Today's Washington Post has a fascinating article on the problem Virginia has with its growing population of elderly inmates:

Deerfield, Virginia's only geriatric prison, is where the state's inmates are sent to grow old. They're transferred to this facility in Capron, near the North Carolina border, when they're too weak to stand or feed themselves, when they don't have much time left.

Since the General Assembly abolished parole for the newly convicted in 1995, the number of elderly inmates in custody has soared. In 1990, there were 900 inmates over the age of 50. Now there are more than 5,000. Deerfield Correctional, which once housed 400 inmates, has become a 1,000-bed facility with a long waiting list.

As the Post notes, Virginia's experiences with geriatric prisoners foreshadowed a national trend, "between 1999 and 2007, the number of inmates 55 or older in state and federal prisons grew 76.9 percent, from 43,300 to 76,600." At least 16 states have established separate prisons for older inmates, and some states have gone as far as to offer nursing home living and hospice care for elderly prisoners. Given the huge number of inmates serving life sentences -- 140,610 out of 2.3 million inmates nationwide in 2009 -- it's safe to say that more states will find themselves in the business of caring for elderly, infirm, and dying prisoners.

I understand the logic of incarcerating the elderly -- a murder committed 40 years ago is still a murder -- but it's hard to see the enterprise as anything other than absurd. Crime is a game for the young; the vast majority of crimes are committed by men in their late teens and 20s. Criminal behavior drops sharply drops after age 30 and enters a permanent tailspin after late middle age. According to the FBI's Uniform Crime Report for 2009, fewer than 1 percent of all crimes are attributable to those 60 and older. Assuming you could weed out the most dangerous inmates from those who are basically harmless, it makes the most sense to just release prisoners once they reach 65; at that point, they are well past the peak years for criminal behavior. If that's too radical, you could mandate the possibility of parole for any inmate serving a life sentence, or one that would leave them imprisoned past the age of 60.

One of the things that stuck out about the WaPo article was this line:

Buddy Francis, 77, sits along the wall of the assisted living unit, in a row reserved for bedridden inmates.

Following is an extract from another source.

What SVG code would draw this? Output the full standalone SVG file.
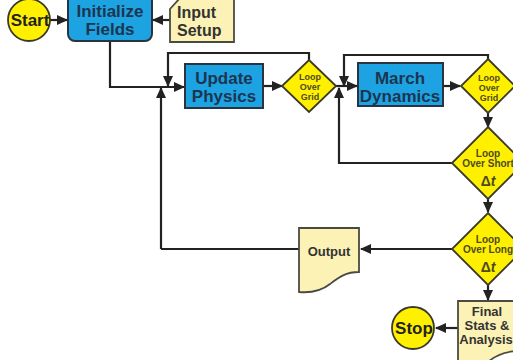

He was sentenced to 52 years for attempted capital murder. So far, he's served 28.

Francis tries his best to gesticulate as he talks, raising weak arms inches above his chest. "It don't make sense that they're still keeping me here," he said. "I'm not going to hurt nobody." He points to his thin legs, barely able to carry his weight. "I can't hurt nobody."

This sums it up: All things being equal, I simply don't see how we are helped by keeping these men behind bars.